Erste Choreografie mit 20
Stadler, die ihre frühe Kindheit in Washington D.C. verbracht hat, ging nach langjähriger Ballettausbildung in Bern und Prag nach New York, um an der renommierten Tanzschule Alvin Ailey zu studieren. Schon früh trat sie auch als Choreografin in Erscheinung. «Mit gerade einmal zwanzig Jahren konnte ich in Basel eine Oper choreografieren.» In Bern wurde sie von der Tanzpädagogin Ivana Halamka unterstützt. «Sie war wie eine Mutterfigur für mich.» Schliesslich sollte Stadler deren Tanzschule übernehmen. Doch sie wollte nicht. «Es gab so viele Ideen und Bilder, die ich verwirklichen wollte.

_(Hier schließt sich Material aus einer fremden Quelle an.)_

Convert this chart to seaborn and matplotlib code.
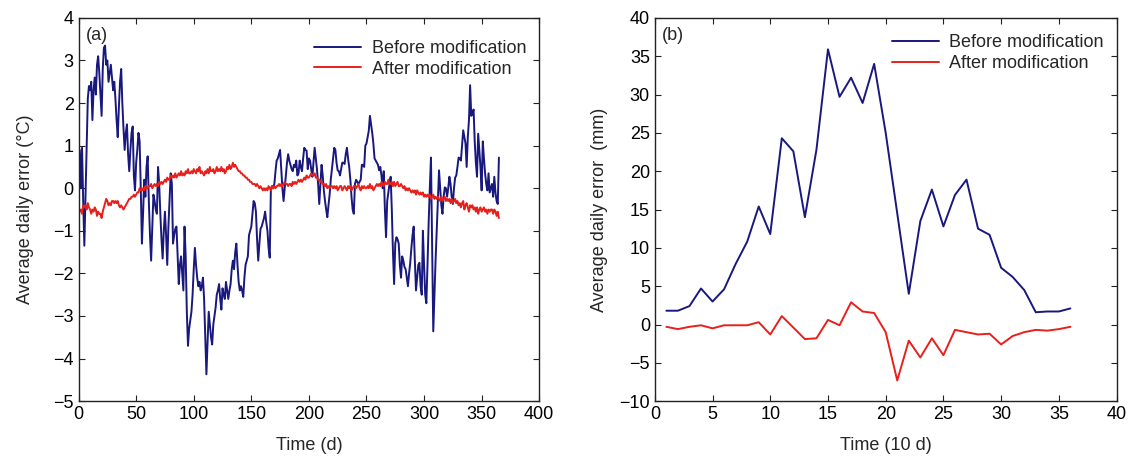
import numpy as np
import pandas as pd
import matplotlib
matplotlib.use("Agg")
import matplotlib.pyplot as plt
import seaborn as sns

# ---------------------------------------------------------------
# (a) daily temperature error, days 1..365
# ---------------------------------------------------------------
temp_before = [
    0.9, 0.0, 0.95, -0.3, -1.35, -0.2, 0.9, 2.1, 2.4, 2.3,
    2.5, 1.6, 2.3, 2.6, 2.2, 2.9, 3.1, 2.7, 2.2, 1.7,
    2.8, 3.3, 3.35, 2.9, 3.0, 2.5, 2.7, 2.9, 2.6, 2.3,
    2.5, 2.1, 1.6, 1.2, 1.9, 2.5, 2.8, 2.0, 1.4, 0.9,
    1.3, 1.5, 0.8, 0.4, 0.9, 1.3, 1.45, 0.3, -0.05, 0.6,
    0.9, 1.3, 1.1, 0.0, -1.3, -0.6, 0.2, -0.2, 0.5, 0.75,
    -0.3, -1.1, -1.7, -0.9, -0.15, -0.3, -0.5, -0.6, 0.5, 0.1,
    -0.6, -1.2, -1.65, -1.0, -0.55, -1.1, -1.8, -0.9, -0.3, 0.35,
    0.1, -1.3, -1.1, -0.95, -0.9, -1.6, -2.25, -1.8, -1.6, -2.0,
    -2.4, -0.9, -1.6, -2.9, -3.7, -3.3, -3.1, -2.9, -2.5, -1.9,
    -1.4, -1.8, -2.1, -2.3, -2.2, -2.4, -2.3, -2.1, -2.6, -3.5,
    -4.37, -3.6, -2.9, -3.2, -3.5, -3.67, -3.2, -3.0, -2.8, -2.5,
    -2.4, -2.25, -2.6, -2.85, -2.35, -2.5, -2.6, -2.2, -2.4, -2.6,
    -2.4, -2.25, -1.9, -1.7, -1.9, -1.5, -1.3, -1.8, -2.2, -2.4,
    -2.3, -2.4, -2.55, -2.1, -1.8, -1.7, -1.6, -1.1, -1.0, -0.9,
    -0.6, -0.3, -0.35, -0.55, -1.2, -1.7, -1.3, -0.95, -0.9, -0.8,
    -0.7, -0.55, -0.8, -1.0, -1.4, -1.63, 0.0, 0.05, 0.0, 0.1,
    0.4, 0.65, 0.7, 0.8, 0.9, 0.45, 0.0, -0.3, 0.0, 0.3,
    0.6, 0.8, 0.65, 0.55, 0.45, 0.4, 0.55, 0.5, 0.65, 0.3,
    0.35, 0.65, 0.5, 0.4, 0.7, 0.95, 0.9, 0.88, 0.45, 0.7,
    0.65, 0.45, 0.27, 0.6, 0.95, 0.7, 0.45, 0.1, -0.37, 0.1,
    0.55, 0.3, -0.05, -0.3, -0.5, -0.68, -0.4, -0.15, 0.2, 0.45,
    0.7, 0.95, 0.9, 0.6, 0.42, 0.4, 0.3, 0.45, 0.6, 0.6,
    0.57, 0.8, 0.95, 0.7, 0.5, 0.2, -0.2, -0.5, -0.6, 0.1,
    0.2, 0.15, 0.1, 0.15, 0.2, 0.55, 0.55, 0.5, 1.0, 1.05,
    1.2, 1.35, 1.7, 1.5, 1.3, 1.05, 0.7, 0.65, 0.6, 0.55,
    0.42, 0.5, 0.3, 0.0, 0.4, -0.5, -1.15, -0.3, -0.1, 0.1,
    0.27, -0.5, -1.5, -2.25, -1.3, -1.15, -1.2, -1.3, -1.8, -2.1,
    -1.6, -1.7, -1.85, -1.9, -2.1, -2.3, -2.0, -1.75, -1.4, -1.1,
    -0.9, -1.7, -2.4, -2.1, -1.8, -1.75, -2.3, -2.5, -1.0, -1.8,
    -2.5, -2.7, -1.8, -0.8, 0.0, 0.72, -1.4, -3.36, -2.5, -1.7,
    -1.0, -0.3, 0.42, 0.0, -0.4, -0.6, -0.2, 0.02, 0.0, -0.2,
    0.0, 0.27, 0.1, -0.2, -0.37, 0.0, 0.25, 0.3, 0.5, 0.72,
    0.7, 0.65, 1.0, 1.36, 1.2, 1.05, 0.5, 1.2, 1.6, 2.42,
    1.7, 1.75, 1.85, 1.1, 0.6, 0.27, 1.28, 0.9, 0.5, -0.05,
    1.1, 0.7, 0.35, 0.1, -0.05, 0.35, -0.1, 0.0, 0.1, -0.2,
    0.27, -0.1, -0.3, -0.37, 0.72,
]
temp_after = [
    -0.55, -0.5, -0.6, -0.4, -0.45, -0.4, -0.5, -0.35, -0.45, -0.5,
    -0.6, -0.5, -0.55, -0.45, -0.5, -0.65, -0.55, -0.6, -0.6, -0.7,
    -0.55, -0.45, -0.35, -0.25, -0.3, -0.4, -0.35, -0.4, -0.3, -0.3,
    -0.35, -0.3, -0.35, -0.3, -0.4, -0.45, -0.4, -0.45, -0.5, -0.45,
    -0.4, -0.35, -0.3, -0.25, -0.25, -0.2, -0.2, -0.15, -0.2, -0.15,
    -0.1, -0.1, 0.0, -0.05, -0.05, 0.0, -0.05, 0.05, 0.0, 0.0,
    0.05, 0.05, 0.1, 0.0, 0.05, 0.1, 0.05, 0.1, 0.05, 0.15,
    0.1, 0.15, 0.1, 0.15, 0.2, 0.15, 0.25, 0.2, 0.2, 0.3,
    0.25, 0.3, 0.25, 0.35, 0.25, 0.3, 0.35, 0.3, 0.4, 0.3,
    0.35, 0.3, 0.4, 0.35, 0.45, 0.35, 0.35, 0.4, 0.35, 0.45,
    0.4, 0.35, 0.45, 0.4, 0.5, 0.35, 0.4, 0.35, 0.3, 0.4,
    0.35, 0.45, 0.35, 0.5, 0.4, 0.4, 0.45, 0.35, 0.4, 0.5,
    0.4, 0.45, 0.4, 0.5, 0.4, 0.45, 0.35, 0.4, 0.5, 0.45,
    0.55, 0.45, 0.5, 0.6, 0.5, 0.55, 0.5, 0.45, 0.4, 0.4,
    0.35, 0.35, 0.3, 0.3, 0.25, 0.25, 0.2, 0.2, 0.15, 0.15,
    0.1, 0.1, 0.1, 0.05, 0.1, 0.05, 0.0, 0.05, 0.0, -0.05,
    0.0, -0.05, 0.0, -0.05, 0.05, 0.0, -0.05, 0.05, 0.0, 0.05,
    0.0, 0.05, 0.05, 0.1, 0.05, 0.1, 0.05, 0.1, 0.15, 0.1,
    0.1, 0.05, 0.1, 0.1, 0.05, 0.15, 0.1, 0.15, 0.1, 0.15,
    0.2, 0.15, 0.2, 0.15, 0.2, 0.25, 0.2, 0.3, 0.25, 0.25,
    0.3, 0.35, 0.3, 0.3, 0.35, 0.25, 0.25, 0.2, 0.2, 0.15,
    0.15, 0.1, 0.1, 0.05, 0.1, 0.0, 0.05, 0.0, 0.05, 0.05,
    0.0, 0.05, 0.0, 0.05, -0.05, 0.0, 0.05, 0.05, -0.05, 0.0,
    0.05, 0.0, -0.05, 0.05, 0.0, 0.05, -0.05, 0.0, 0.05, 0.05,
    0.0, 0.05, 0.1, 0.0, -0.05, 0.05, 0.0, 0.05, 0.0, 0.0,
    0.05, 0.0, 0.1, 0.0, 0.05, -0.05, 0.0, 0.05, 0.1, 0.05,
    0.1, 0.05, 0.15, 0.1, 0.05, 0.15, 0.1, 0.1, 0.2, 0.1,
    0.1, 0.15, 0.05, 0.15, 0.05, 0.1, 0.15, 0.05, 0.05, 0.1,
    0.05, 0.0, 0.05, -0.05, 0.0, -0.05, 0.0, -0.05, -0.1, -0.05,
    -0.1, -0.05, -0.15, -0.05, -0.1, -0.15, -0.1, -0.15, -0.1, -0.2,
    -0.15, -0.2, -0.15, -0.2, -0.15, -0.25, -0.2, -0.15, -0.25, -0.2,
    -0.25, -0.2, -0.25, -0.3, -0.2, -0.3, -0.25, -0.2, -0.3, -0.25,
    -0.3, -0.25, -0.35, -0.25, -0.35, -0.3, -0.25, -0.35, -0.3, -0.4,
    -0.35, -0.45, -0.35, -0.3, -0.5, -0.4, -0.35, -0.45, -0.55, -0.4,
    -0.45, -0.4, -0.5, -0.45, -0.55, -0.45, -0.6, -0.5, -0.45, -0.55,
    -0.5, -0.45, -0.55, -0.5, -0.6, -0.5, -0.55, -0.5, -0.5, -0.6,
    -0.5, -0.55, -0.65, -0.55, -0.7,
]
days = list(range(1, len(temp_before) + 1))

# ---------------------------------------------------------------
# (b) 10-day precipitation error, periods 1..36
# ---------------------------------------------------------------
periods = list(range(1, 37))
prec_before = [1.8, 1.8, 2.4, 4.7, 3.0, 4.6, 7.9, 10.8, 15.4, 11.8,
               24.3, 22.6, 14.0, 22.8, 35.9, 29.7, 32.2, 28.9, 34.0, 25.0,
               14.5, 4.0, 13.5, 17.6, 12.8, 16.9, 18.9, 12.5, 11.7, 7.4,
               6.2, 4.5, 1.6, 1.7, 1.7, 2.1]
prec_after = [-0.3, -0.6, -0.3, -0.1, -0.5, -0.1, -0.1, -0.1, 0.3, -1.3,
              1.1, -0.4, -1.9, -1.8, 0.6, -0.1, 2.9, 1.7, 1.5, -1.0,
              -7.3, -2.1, -4.3, -1.8, -4.0, -0.7, -1.0, -1.3, -1.2, -2.6,
              -1.5, -1.0, -0.7, -0.8, -0.6, -0.3]

BLUE = "#18187e"
RED = "#e8201c"

sns.set_style("ticks")
plt.rcParams["font.family"] = ["Liberation Sans", "DejaVu Sans"]
plt.rcParams["xtick.direction"] = "in"
plt.rcParams["ytick.direction"] = "in"
plt.rcParams["xtick.top"] = True
plt.rcParams["ytick.right"] = True
plt.rcParams["axes.edgecolor"] = "#222222"
plt.rcParams["axes.linewidth"] = 1.0

df_a = pd.DataFrame({
    "day": days * 2,
    "err": temp_before + temp_after,
    "kind": ["Before modification"] * len(days) + ["After modification"] * len(days),
})
df_b = pd.DataFrame({
    "t": periods * 2,
    "err": prec_before + prec_after,
    "kind": ["Before modification"] * len(periods) + ["After modification"] * len(periods),
})
pal = {"Before modification": BLUE, "After modification": RED}

fig = plt.figure(figsize=(11.29, 4.59), dpi=100)
ax1 = fig.add_axes([0.0696, 0.126, 0.408, 0.835])
ax2 = fig.add_axes([0.580, 0.126, 0.409, 0.835])

sns.lineplot(data=df_a, x="day", y="err", hue="kind", palette=pal, ax=ax1, linewidth=1.4)
sns.lineplot(data=df_b, x="t", y="err", hue="kind", palette=pal, ax=ax2, linewidth=1.4)

ax1.set_xlim(0, 400)
ax1.set_ylim(-5, 4)
ax1.set_xticks(range(0, 401, 50))
ax1.set_yticks(range(-5, 5))
ax1.set_xlabel("Time (d)", fontsize=13, labelpad=10)
ax1.set_ylabel("Average daily error (°C)", fontsize=13, labelpad=14)
ax1.text(0.016, 0.975, "(a)", transform=ax1.transAxes, ha="left", va="top", fontsize=13)

ax2.set_xlim(0, 40)
ax2.set_ylim(-10, 40)
ax2.set_xticks(range(0, 41, 5))
ax2.set_yticks(range(-10, 41, 5))
ax2.set_xlabel("Time (10 d)", fontsize=13, labelpad=10)
ax2.set_ylabel("Average daily error  (mm)", fontsize=13, labelpad=8)
ax2.text(0.016, 0.975, "(b)", transform=ax2.transAxes, ha="left", va="top", fontsize=13)

for ax, anchor in ((ax1, (1.0, 0.975)), (ax2, (1.0, 0.99))):
    ax.tick_params(labelsize=13, length=4, width=0.8, colors="#222222", labelcolor="black")
    leg = ax.legend(loc="upper right", bbox_to_anchor=anchor, frameon=False, fontsize=13,
                    handlelength=2.6, borderaxespad=0.3, labelspacing=0.2, handletextpad=0.6)
    for line in leg.get_lines():
        line.set_linewidth(1.4)

fig.savefig("out.png", dpi=100)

Eine Schule zu leiten, hätte mich davon abgehalten.» Stadler ging viel aus, choreografierte an den damals angesagten Sweet & Sexy-Partys Animationen und machte ihre eigenen Stücke. 2010 gründete sie gemeinsam mit Annalena Fröhlich die Compagnie DeROTHFILS und realisierte aufwändige Bühnenproduktionen und Filme. «Wir haben in unseren Stücken auch gesellschaftliche Abgründe verhandelt. Ich dachte immer, ich sei nicht politisch, bis ich gemerkt habe, dass alles politisch ist.» Stadler verausgabte sich bis zur Erschöpfung in mehreren Produktionen gleichzeitig und wurde schliesslich nach ihrem dritten Bandscheibenvorfall aus dem Verkehr gezogen. «Ich musste mich 2016 von der Bühne verabschieden», erklärt sie. «Ich hatte ein Kind bekommen, das ich nicht tragen durfte. Das war heftig», erinnert sie sich. Als weltbewegend beschreibt sie das Ereignis, Mutter geworden zu sein. Sie konnte noch unterrichten, musste allerdings einen Kragen tragen und erhielt Kortisonspritzen. «Ich brauchte Distanz von der Szene.» Der Produktionsdruck war zu gross geworden.
Mit dem Tod konfrontiert
Die Schicksalsschläge häuften sich. Ihr Bruder, der bekannte Illustrator Kornel Stadler, erkrankte an einer seltenen Krebsart. Nina konnte ihm mit einer Knochenmarkspende das Leben retten. «Ein Wunder», wie sie sagt. Auch der Vater erkrankte schwer und lag eine Zeitlang im Koma. «Ich wurde in den letzten Jahren sehr stark mit Leben und Tod konfrontiert.» Doch nun geht es wieder bergauf, Stadler kehrt auf die Bühne zurück. Sie wird unter anderem im Stück «Force of Attraction» unter der Regie von Cynthia Gonzales auf der Bühne des Schlachthaus Theaters (Premiere: 12.11.) zu sehen sein. Im Frühling 2022 tanzt sie im Stück «MUETER» im Tojo Theater. Die Künstlerinnen thematisieren die Mutterschaft; ein Thema, das häufig diskutiert wird, jedoch selten in der Kunst verhandelt wird, wie Stadler findet. «Ich glaube, dass Mutterschaft zu wenig ein Politikum ist. Man könnte auch sagen ‹Elternschaft›», fügt sie, die sich mit ihrem Mann die Betreuung der Kinder teilt, hinzu. «In unserem Stück geht es um Wertschätzung und Selbstbewusstsein, das Mütter dringend benötigen. Und für mich selbst geht es um ein Comeback.»